The Harbingers of Perestroika: Russian Guitar Poets
Thursday, March 15, 2007, 4:30-6:00pm Rice Faculty Lounge

The Department of Russian Language, Literature and Culture is pleased to announce the 2006-07 Clowes Lecture "The Harbingers of Perestroika: Russian 'Guitar Poets' of the 1960s-1980s" with Vladimir Frumkin. Vladimir Frumkin is a well known musicologist and radio journalist based in Washington, DC. He is editor of a two volume collection of songs by Bulat Okudzhava, one of the most celebrated "guitar poets" of the Soviet-era, and is the author of Bards and Rulers, 2005, as well as various other works on Russian classical and popular music. He taught Russian and Russian literature and was Director of Russian House at Oberlin College from 1974-1988. He worked for Voice of America until 2006.

 

Marian Schwartz: Translator
Monday, April 16, 2007, 4:30-6:00pm

Marian Schwartz's recent publications include new translations of Mikhail Lermontov's A Hero of Our Time and Yuri Olesha's Envy. This year, New York Review Books will publish her co-translation, with Richard D. Sylvester, of Nina Berberova's Moura: The Dangerous Life of the Baroness Budberg, and Harcourt will publish her translation of Ruben David Gallego's White on Black, winner of the 2003 Russian Booker Prize. Schwartz has won several translation prizes and was a recipient of a National Endowment for the Arts translation fellowship in 1988.

  Short Courses
 

Emerging Nations: Identity and Culture in Today's Central Europe
March 1, 3, 4, 8, 10, 11 2007, King 106/Craig Auditorium

Since 1989, the formerly Communist nations of Central and Eastern Europe have undergone immense social change.
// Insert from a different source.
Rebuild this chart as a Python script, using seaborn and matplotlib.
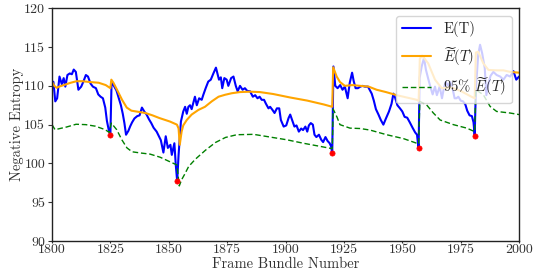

The Czech and Slovak Republics, Hungary, and Poland have enjoyed successful transitions: each has joined the European Union and avoided major political upheaval. (The 20th-century's legacy of foreign occupations and abrupt shifts in politics certainly aided in the construction of national identities through the cultivation of distinct national cultures.) This course begins with an overview of the region, and considers interactions of society, language, and culture in these small European nations "whose existence," as Milan Kundera has explained, "may be put in question at any moment." The second half of the course will focus on the arts and culture of the Slovak Republic, one of the newest (and for Westerners, least familiar) nations of the region. Lectures and presentations by visiting speakers from Central Europe and North American specialists will help students understand challenges the region currently faces, as well as the evolving role of culture in societies where long-awaited artistic freedoms have been accompanied by economic and political uncertainty.